** Begin SUPPLIED MATERIAL **
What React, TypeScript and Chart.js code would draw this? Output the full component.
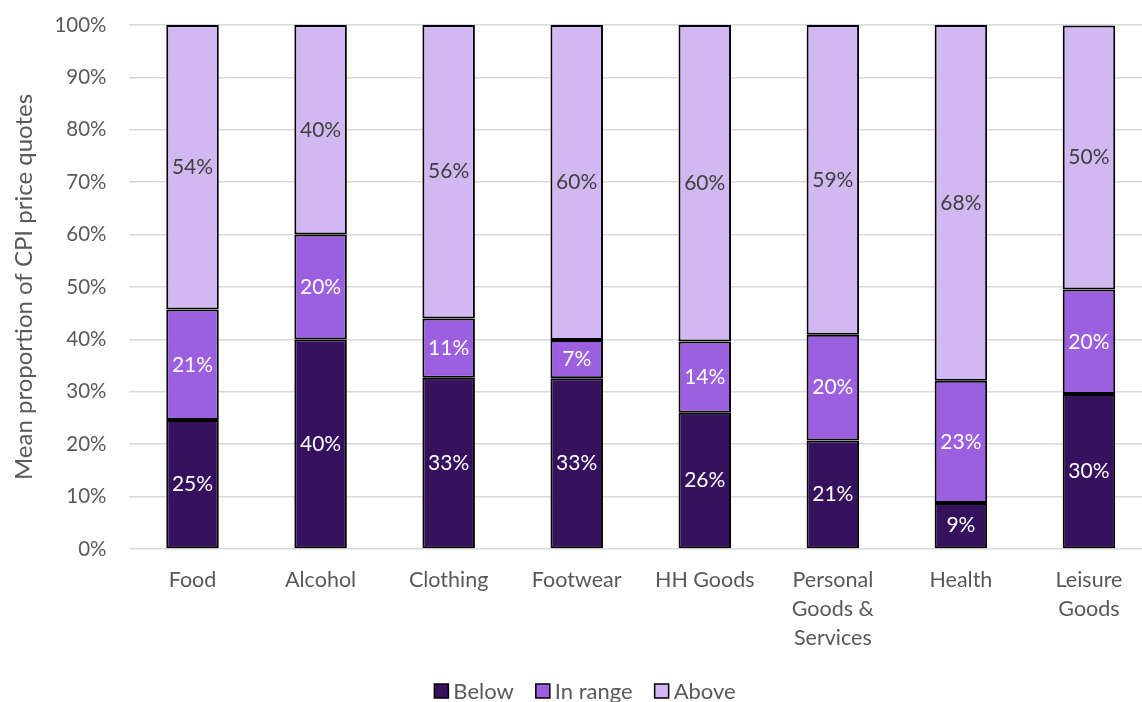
import React, { useEffect, useRef } from "react";
import { Chart, registerables } from "chart.js";

Chart.register(...registerables);

const categories: (string | string[])[] = [
  "Food",
  "Alcohol",
  "Clothing",
  "Footwear",
  "HH Goods",
  ["Personal", "Goods &", "Services"],
  "Health",
  ["Leisure", "Goods"],
];
const below = [24.6, 40.0, 32.7, 32.6, 26.0, 20.7, 8.8, 29.6];
const inRange = [21.1, 20.0, 11.3, 7.3, 13.6, 20.2, 23.3, 19.9];
const above = [54.3, 40.0, 56.0, 60.1, 60.4, 59.1, 67.9, 50.4];
const seriesNames = ["Below", "In range", "Above"];
const seriesColors = ["#35115E", "#9B5FE0", "#D1B8F0"];
const labelColors = ["#FFFFFF", "#FFFFFF", "#404040"];

const FONT = "Lato, 'Open Sans', sans-serif";

const labelPlugin = {
  id: "segLabels",
  afterDatasetsDraw(chart: any) {
    const ctx = chart.ctx;
    ctx.save();
    ctx.font = `21px ${FONT}`;
    ctx.textAlign = "center";
    ctx.textBaseline = "middle";
    chart.data.datasets.forEach((ds: any, di: number) => {
      const meta = chart.getDatasetMeta(di);
      meta.data.forEach((el: any, i: number) => {
        const v = ds.data[i];
        const cy = (el.y + el.base) / 2;
        ctx.fillStyle = labelColors[di];
        ctx.fillText(Math.round(v) + "%", el.x, cy);
      });
    });
    ctx.restore();
  },
};

const legendPlugin = {
  id: "customLegend",
  afterDraw(chart: any) {
    const ctx = chart.ctx;
    ctx.save();
    ctx.font = `22px ${FONT}`;
    ctx.textBaseline = "middle";
    const box = 14;
    const gap = 5;
    const itemGap = 22;
    const widths = seriesNames.map((n) => box + gap + ctx.measureText(n).width);
    const total = widths.reduce((a, b) => a + b, 0) + itemGap * (seriesNames.length - 1);
    let x = 585 - total / 2;
    const cy = 691;
    seriesNames.forEach((n, i) => {
      ctx.fillStyle = seriesColors[i];
      ctx.fillRect(x, cy - box / 2, box, box);
      ctx.strokeStyle = "#000";
      ctx.lineWidth = 1.5;
      ctx.strokeRect(x, cy - box / 2, box, box);
      ctx.fillStyle = "#595959";
      ctx.textAlign = "left";
      ctx.fillText(n, x + box + gap, cy + 1);
      x += widths[i] + itemGap;
    });
    ctx.restore();
  },
};

export default function App() {
  const ref = useRef<HTMLCanvasElement | null>(null);
  useEffect(() => {
    if (!ref.current) return;
    const chart = new Chart(ref.current, {
      type: "bar",
      data: {
        labels: categories,
        datasets: [below, inRange, above].map((d, i) => ({
          label: seriesNames[i],
          data: d,
          backgroundColor: seriesColors[i],
          borderColor: "#000000",
          borderWidth: 2,
          borderSkipped: false,
          categoryPercentage: 1,
          barPercentage: 0.41,
        })),
      },
      options: {
        responsive: false,
        animation: false,
        layout: { padding: { left: 0, right: 8, top: 25, bottom: 31 } },
        plugins: {
          tooltip: { enabled: false },
          legend: { display: false },
        },
        scales: {
          x: {
            stacked: true,
            grid: { display: false },
            border: { display: false },
            ticks: {
              font: { family: FONT, size: 21.5, lineHeight: 1.36 },
              color: "#595959",
              padding: 8,
              maxRotation: 0,
              autoSkip: false,
            },
            afterFit(scale: any) {
              scale.height = 122;
            },
          },
          y: {
            stacked: true,
            min: 0,
            max: 100,
            grid: {
              color: "#D9D9D9",
              lineWidth: 1.5,
              drawTicks: true,
              tickLength: 20,
              tickColor: "rgba(0,0,0,0)",
            },
            border: { display: false },
            ticks: {
              stepSize: 10,
              font: { family: FONT, size: 20.5 },
              color: "#595959",
              padding: 2,
              callback: (v: any) => v + "%",
            },
            title: {
              display: true,
              text: "Mean proportion of CPI price quotes",
              font: { family: FONT, size: 24 },
              color: "#595959",
              padding: { top: 10, bottom: 12 },
            },
            afterFit(scale: any) {
              scale.width = 128.5;
            },
          },
        },
      },
      plugins: [labelPlugin, legendPlugin],
    });
    return () => chart.destroy();
  }, []);
  return (
    <div
      style={{
        position: "absolute",
        left: 0,
        top: 0,
        width: 1142,
        height: 702,
        overflow: "hidden",
        background: "#fff",
      }}
    >
      <canvas ref={ref} width={1161} height={702} style={{ width: 1161, height: 702, display: "block" }} />
    </div>
  );
}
** End SUPPLIED MATERIAL **
STATED EXERCISE —
Using the listing, collect all lines in which the string "React" is found.

RESULT OF THE TASK —
What React, TypeScript and Chart.js code would draw this? Output the full component.
import React, { useEffect, useRef } from "react";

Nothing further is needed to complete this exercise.